A study released last month by the IOC reported Utah is one of two Olympic sites, alongside Vancouver, that still uses all of its venues. In addition, the 2002 Games were one of the few in Olympic history that netted a profit. Many of the people behind those Games, including Bullock are heading the push for 2030, and a recent report by the Kem C. Gardner Institute estimated the next Utah Olympics would have an economic impact of $3.9 billion.

Those are the qualities the local delegation, which also includes Nubia Peña, the director of the Utah Division of Multicultural Affairs, and Utah Games advisor Darren Hughes, will try to talk up during their June 13-16 visit.

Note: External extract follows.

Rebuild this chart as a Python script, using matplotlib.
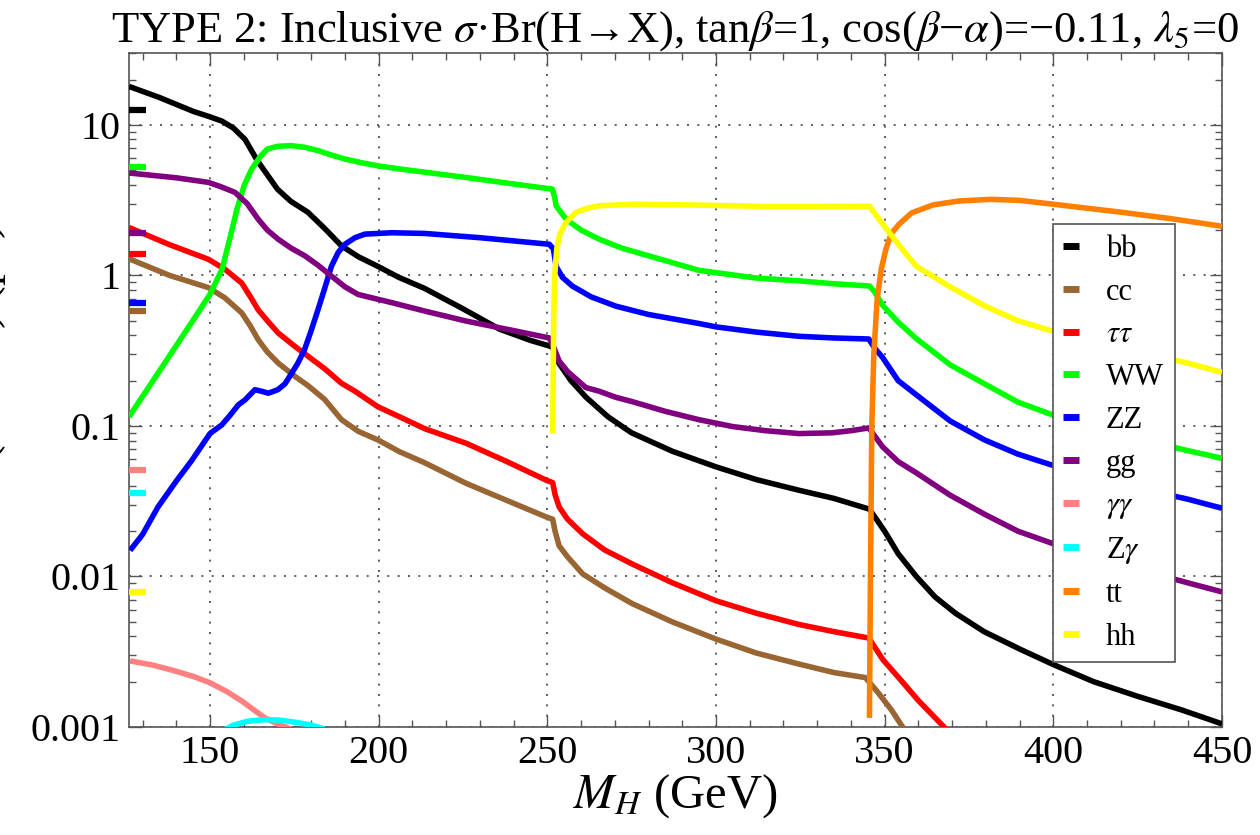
import matplotlib
matplotlib.use("Agg")
import matplotlib.pyplot as plt
from matplotlib.lines import Line2D
from matplotlib.ticker import LogLocator, FixedLocator, NullFormatter

plt.rcParams['font.family'] = ['Liberation Serif', 'DejaVu Serif']
plt.rcParams['mathtext.fontset'] = 'stix'

# ---------------- data ----------------
bb_x = [126, 135, 145, 150, 153.5, 157, 160.4, 164, 170, 174, 179, 184, 189, 194, 199.7, 206, 213.6, 225, 235.8,
        245, 251.5, 253.5, 257, 261.5, 268, 275, 287, 300, 312, 324.6, 335, 345.5, 350, 354, 359.4, 365, 371,
        379.5, 390, 400, 412, 425, 438, 450]
bb_y = [18, 15.2, 12.3, 11.3, 10.6, 9.5, 8.0, 5.8, 3.74, 3.1, 2.63, 2.05, 1.57, 1.33, 1.15, 0.97, 0.82, 0.6, 0.44,
        0.37, 0.335, 0.26, 0.2, 0.155, 0.115, 0.09, 0.068, 0.0535, 0.044, 0.0374, 0.033, 0.028, 0.02, 0.0142,
        0.01, 0.0073, 0.0057, 0.0043, 0.0033, 0.0026, 0.002, 0.0016, 0.0013, 0.00105]

cc_x = [126, 138, 149.5, 154.4, 159.4, 162, 164.3, 167, 170.2, 175, 179.1, 184, 189, 194, 199.8, 206.2, 213.6, 226,
        238, 249.6, 251.6, 252.3, 253.5, 256, 260.5, 267, 275.2, 287, 300, 312, 324.6, 335, 344.3, 348, 352, 356]
cc_y = [1.29, 1.0, 0.83, 0.71, 0.564, 0.46, 0.374, 0.31, 0.262, 0.215, 0.185, 0.15, 0.11, 0.092, 0.0807, 0.0674,
        0.057, 0.0415, 0.032, 0.0249, 0.024, 0.02, 0.016, 0.0135, 0.0104, 0.0084, 0.0066, 0.005, 0.00384, 0.0031,
        0.00262, 0.0023, 0.00213, 0.0017, 0.0013, 0.00095]

tau_x = [126, 138, 149.5, 154.4, 159.4, 162, 164.3, 167, 170.2, 175, 179.1, 184, 189, 193, 199.8, 206.2, 213.6,
         226, 238, 249.6, 251.6, 252.3, 253.5, 256, 260.5, 267, 275.2, 287, 300, 312, 324.6, 335, 345.3, 349.5,
         354.4, 360, 369]
tau_y = [2.08, 1.6, 1.28, 1.1, 0.89, 0.72, 0.59, 0.5, 0.415, 0.34, 0.29, 0.24, 0.192, 0.17, 0.134, 0.115, 0.096,
         0.0766, 0.058, 0.0437, 0.042, 0.035, 0.029, 0.024, 0.0192, 0.015, 0.0121, 0.0091, 0.0069, 0.0057, 0.0048,
         0.0043, 0.0039, 0.0028, 0.0021, 0.0015, 0.00093]

ww_x = [126, 137, 147, 150, 153.6, 156, 158, 160.2, 162.4, 165, 167, 170, 174, 178, 182, 186, 190, 195, 199.7, 206,
        213.6, 225, 240, 251.5, 252.2, 252.6, 255.6, 260, 265.4, 272, 280, 295, 312, 324.6, 335, 345.5, 347, 349.4,
        354, 359.4, 369.4, 379.5, 389.5, 400, 420, 439.7, 450]
ww_y = [0.115, 0.27, 0.59, 0.75, 1.1, 1.8, 2.75, 4.0, 5.1, 6.2, 6.9, 7.2, 7.28, 7.1, 6.75, 6.3, 5.93, 5.6, 5.35, 5.1,
        4.85, 4.5, 4.05, 3.74, 3.3, 2.9, 2.36, 2.0, 1.74, 1.52, 1.35, 1.08, 0.96, 0.92, 0.88, 0.85, 0.78, 0.633,
        0.49, 0.38, 0.255, 0.191, 0.144, 0.118, 0.088, 0.0687, 0.061]

zz_x = [126.3, 130, 134.6, 140, 144.6, 150, 153.5, 156, 158.4, 160.4, 163.3, 165.3, 167.3, 170.1, 172.2, 174, 176,
        178, 180, 182, 184, 186, 188, 190, 193, 195.9, 203.8, 213.6, 230, 250.6, 251.8, 252.6, 254.5, 257.4, 263,
        270.3, 280, 295, 300, 312, 324.6, 335, 345.3, 347, 349.4, 354, 359.4, 369.4, 379.5, 389.5, 400, 420,
        439.7, 450]
zz_y = [0.0149, 0.019, 0.029, 0.043, 0.059, 0.089, 0.1016, 0.118, 0.138, 0.149, 0.174, 0.17, 0.165, 0.174, 0.19,
        0.22, 0.26, 0.32, 0.43, 0.59, 0.82, 1.15, 1.42, 1.61, 1.78, 1.88, 1.92, 1.9, 1.78, 1.61, 1.5, 1.15, 0.97,
        0.85, 0.72, 0.625, 0.55, 0.479, 0.455, 0.42, 0.394, 0.384, 0.378, 0.33, 0.285, 0.2, 0.161, 0.108, 0.081,
        0.065, 0.0546, 0.041, 0.0327, 0.0284]

gg_x = [126, 140, 149.5, 153, 157.4, 161, 164.3, 167, 170.2, 174, 178.1, 182, 186, 190, 193.9, 203.8, 213.6, 226,
        240, 250.6, 252, 253.5, 256, 261.4, 265.4, 270.3, 275.2, 285, 295, 305, 314.7, 324.6, 334.4, 340, 345.3,
        349.4, 354, 359.4, 369.4, 379.5, 389.5, 400, 420, 439.7, 450]
gg_y = [4.79, 4.45, 4.15, 3.9, 3.56, 3.0, 2.36, 2.0, 1.74, 1.52, 1.35, 1.17, 0.99, 0.84, 0.747, 0.66, 0.58, 0.497,
        0.43, 0.384, 0.33, 0.27, 0.23, 0.18, 0.17, 0.155, 0.145, 0.125, 0.11, 0.099, 0.093, 0.089, 0.09, 0.093,
        0.097, 0.0727, 0.058, 0.0488, 0.0347, 0.026, 0.02, 0.0165, 0.012, 0.0091, 0.0079]

aa_x = [126.3, 133, 139.6, 145, 150, 155, 159.4, 163, 166.3, 170, 173.5, 175]
aa_y = [0.00275, 0.00258, 0.00236, 0.00217, 0.00197, 0.00172, 0.00149, 0.0013, 0.00115, 0.00105, 0.00098, 0.0009]

za_x = [154, 157, 161, 166, 171, 176, 180, 184]
za_y = [0.00095, 0.00103, 0.00109, 0.00112, 0.00111, 0.00107, 0.00103, 0.00097]

tt_x = [345.5, 345.8, 346.2, 346.8, 347.8, 349, 350.4, 352, 354.4, 358, 364.4, 372, 381.5, 390, 400, 420, 435, 450]
tt_y = [0.00115, 0.01, 0.1, 0.3, 0.7, 1.1, 1.5, 1.9, 2.2, 2.6, 2.94, 3.12, 3.2, 3.15, 2.97, 2.63, 2.38, 2.12]

hh_x = [251.6, 251.9, 252.2, 252.8, 253.8, 255.5, 258.5, 262, 265.4, 275, 295, 314.7, 330, 345.5, 349.4, 354.4,
        359.4, 369.4, 379.5, 389.5, 400, 420, 439.7, 450]
hh_y = [0.089, 0.5, 1.0, 1.5, 1.9, 2.25, 2.62, 2.8, 2.9, 2.97, 2.93, 2.87, 2.87, 2.88, 2.2, 1.57, 1.15, 0.84, 0.63,
        0.5, 0.425, 0.33, 0.262, 0.227]

# SM Higgs (125 GeV) reference values, drawn as short marks at the left edge
sm_labels = ['bb', 'cc', 'tautau', 'WW', 'ZZ', 'gg', 'aa', 'Za', 'hh']
sm_values = [12.5, 0.578, 1.38, 5.22, 0.657, 1.9, 0.0506, 0.0361, 0.0079]

series = [
    ('bb', bb_x, bb_y, '#000000'),
    ('cc', cc_x, cc_y, '#996633'),
    (r'$\tau\tau$', tau_x, tau_y, '#ff0000'),
    ('WW', ww_x, ww_y, '#00ff00'),
    ('ZZ', zz_x, zz_y, '#0000ff'),
    ('gg', gg_x, gg_y, '#800080'),
    (r'$\gamma\gamma$', aa_x, aa_y, '#ff8080'),
    (r'Z$\gamma$', za_x, za_y, '#00ffff'),
    ('tt', tt_x, tt_y, '#ff8000'),
    ('hh', hh_x, hh_y, '#ffff00'),
]
sm_colors = {'bb': '#000000', 'cc': '#996633', 'tautau': '#ff0000', 'WW': '#00ff00', 'ZZ': '#0000ff',
             'gg': '#800080', 'aa': '#ff8080', 'Za': '#00ffff', 'hh': '#ffff00'}

# ---------------- figure ----------------
fig = plt.figure(figsize=(12.6, 8.35), dpi=100)
ax = fig.add_axes([0.1024, 0.1293, 0.8674, 0.8072])
ax.set_yscale('log')
ax.set_xlim(126, 450)
ax.set_ylim(0.001, 30)

for name, xs, ys, c in series:
    ax.plot(xs, ys, color=c, lw=4.0, solid_capstyle='butt', solid_joinstyle='round', zorder=3)

for lab, v in zip(sm_labels, sm_values):
    ax.plot([126, 131], [v, v], color=sm_colors[lab], lw=4.5, solid_capstyle='butt', zorder=4)

# ticks and grid
ax.xaxis.set_major_locator(FixedLocator([150, 200, 250, 300, 350, 400, 450]))
ax.xaxis.set_minor_locator(FixedLocator([x for x in range(130, 451, 10)]))
ax.yaxis.set_minor_locator(LogLocator(base=10, subs=range(2, 10), numticks=20))
ax.yaxis.set_minor_formatter(NullFormatter())
ax.set_yticks([0.001, 0.01, 0.1, 1, 10])
ax.set_yticklabels(['0.001', '0.01', '0.1', '1', '10'])
ax.grid(True, which='major', color='#444444', linestyle=(0, (1.2, 5)), lw=1.2)

ax.tick_params(which='both', direction='in', top=True, right=True, labelsize=29, color='#555555', pad=6)
ax.tick_params(which='major', length=9, width=1)
ax.tick_params(which='minor', length=5, width=1)
for s in ax.spines.values():
    s.set_color('#555555')
    s.set_linewidth(1.2)

ax.set_xlabel(r'$M_H$ (GeV)', fontsize=35, labelpad=0)
fig.text(0.0065, 0.533, r'$\sigma\cdot$Br(H→X) (pb)', rotation=90, ha='right', va='center', fontsize=34)

ax.set_title(r'TYPE 2: Inclusive $\sigma$·Br(H→X), tan$\beta$=1, cos($\beta$−$\alpha$)=−0.11, $\lambda_5$=0',
             fontsize=32, pad=4)

handles = [Line2D([0], [0], color=c, lw=5, solid_capstyle='butt') for _, _, _, c in series]
labels = [n for n, _, _, _ in series]
leg = ax.legend(handles, labels, loc='upper left', bbox_to_anchor=(0.845, 0.746), fontsize=22,
                frameon=True, fancybox=False, framealpha=1, edgecolor='#555555', handlelength=0.5,
                handletextpad=0.9, labelspacing=0.45, borderpad=0.35, borderaxespad=0)
leg.get_frame().set_linewidth(1.2)
leg.set_zorder(10)

fig.savefig('out.png', dpi=100)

“We’re going to go over there,” Bullock said, “to see if we can really utilize the strength of our bid to get continued serious interest in continuing a dialogue with the United States.”

With so much ground to cover in such a short time, Vonn’s speed may prove as useful as her celebrity.

Whatever tools she uses, Bullock said he thinks she’ll be a valuable asset.

“With Lindsey Vonn, [she’s] the most successful female competitive skier in history and she’s well known and well respected,” Bullock said. “And so her voice carries weight, and it’s important. And the fact that she’s willing to take the time to go with us and spend time advocating for us shows that she believes that Salt Lake would be a great host.”